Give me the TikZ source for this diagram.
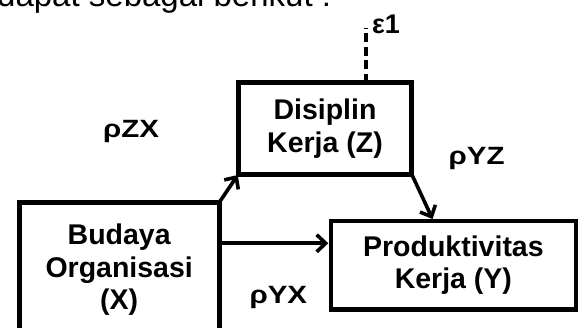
\documentclass[tikz,border=0pt]{standalone}
\usepackage{graphicx}
\usepackage{fontspec}
\setmainfont{Liberation Sans}
\usetikzlibrary{arrows.meta,calc}
\tikzset{
 box/.style={draw,line width=4.6pt,inner sep=0pt,outer sep=0pt,align=center,font=\fontsize{28.5}{32.5}\selectfont\bfseries},
 arr/.style={line width=3.6pt,-{Straight Barb[length=9pt,width=17pt]}},
 lbl/.style={font=\fontsize{25}{29}\selectfont\bfseries,anchor=base,inner sep=0pt},
 dashline/.style={line width=3.6pt,dash pattern=on 9pt off 4.5pt},
}
\begin{document}
\begin{tikzpicture}[x=1pt,y=-1pt]
\useasboundingbox (0,0) rectangle (585,327);
\clip (0,0) rectangle (585,327);
\node[anchor=base west,inner sep=0pt,font=\fontsize{33}{38}\selectfont] (intro) at (-3,6.8) {dapat sebagai berikut :};
\node[box,minimum width=173.4pt,minimum height=91.5pt] (Z) at (325,128.45) {Disiplin\\Kerja (Z)};
\node[box,minimum width=200pt,minimum height=135pt] (X) at (119.2,270) {Budaya\\Organisasi\\(X)};
\node[box,minimum width=245.2pt,minimum height=88.9pt] (Y) at (453.4,265.25) {Produktivitas\\Kerja (Y)};
\coordinate (xy) at ([yshift=22pt]Y.west);
\draw[arr,shorten >=2.5pt] (X.east |- xy) -- (xy);
\draw[arr,shorten >=1pt] (X.north east) -- (Z.south west);
\coordinate (zy) at ([xshift=-20pt]Y.north);
\draw[arr,shorten >=2pt] (Z.south east) -- (zy);
\coordinate (zt) at ([xshift=41pt]Z.north);
\coordinate (e) at ([yshift=54.4pt]zt);
\draw[dashline] (zt) -- (e);
\node[lbl,font=\fontsize{27}{31}\selectfont\bfseries] (eps) at (386,33.3) {ε1};
\node[lbl] (pzx) at (131,137.3) {\scalebox{1.18}[1]{ρZX}};
\node[lbl] (pyz) at (476.7,164.3) {\scalebox{1.18}[1]{ρYZ}};
\node[lbl] (pyx) at (278.3,303.3) {\scalebox{1.18}[1]{ρYX}};
\end{tikzpicture}
\end{document}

********************

§ **Task to complete**:
Make an exact copy of the listing above. Do not include the pictures.

§ **Expected answer**:
Give me the TikZ source for this diagram.
\documentclass[tikz,border=0pt]{standalone}
\usepackage{graphicx}
\usepackage{fontspec}
\setmainfont{Liberation Sans}
\usetikzlibrary{arrows.meta,calc}
\tikzset{
 box/.style={draw,line width=4.6pt,inner sep=0pt,outer sep=0pt,align=center,font=\fontsize{28.5}{32.5}\selectfont\bfseries},
 arr/.style={line width=3.6pt,-{Straight Barb[length=9pt,width=17pt]}},
 lbl/.style={font=\fontsize{25}{29}\selectfont\bfseries,anchor=base,inner sep=0pt},
 dashline/.style={line width=3.6pt,dash pattern=on 9pt off 4.5pt},
}
\begin{document}
\begin{tikzpicture}[x=1pt,y=-1pt]
\useasboundingbox (0,0) rectangle (585,327);
\clip (0,0) rectangle (585,327);
\node[anchor=base west,inner sep=0pt,font=\fontsize{33}{38}\selectfont] (intro) at (-3,6.8) {dapat sebagai berikut :};
\node[box,minimum width=173.4pt,minimum height=91.5pt] (Z) at (325,128.45) {Disiplin\\Kerja (Z)};
\node[box,minimum width=200pt,minimum height=135pt] (X) at (119.2,270) {Budaya\\Organisasi\\(X)};
\node[box,minimum width=245.2pt,minimum height=88.9pt] (Y) at (453.4,265.25) {Produktivitas\\Kerja (Y)};
\coordinate (xy) at ([yshift=22pt]Y.west);
\draw[arr,shorten >=2.5pt] (X.east |- xy) -- (xy);
\draw[arr,shorten >=1pt] (X.north east) -- (Z.south west);
\coordinate (zy) at ([xshift=-20pt]Y.north);
\draw[arr,shorten >=2pt] (Z.south east) -- (zy);
\coordinate (zt) at ([xshift=41pt]Z.north);
\coordinate (e) at ([yshift=54.4pt]zt);
\draw[dashline] (zt) -- (e);
\node[lbl,font=\fontsize{27}{31}\selectfont\bfseries] (eps) at (386,33.3) {ε1};
\node[lbl] (pzx) at (131,137.3) {\scalebox{1.18}[1]{ρZX}};
\node[lbl] (pyz) at (476.7,164.3) {\scalebox{1.18}[1]{ρYZ}};
\node[lbl] (pyx) at (278.3,303.3) {\scalebox{1.18}[1]{ρYX}};
\end{tikzpicture}
\end{document}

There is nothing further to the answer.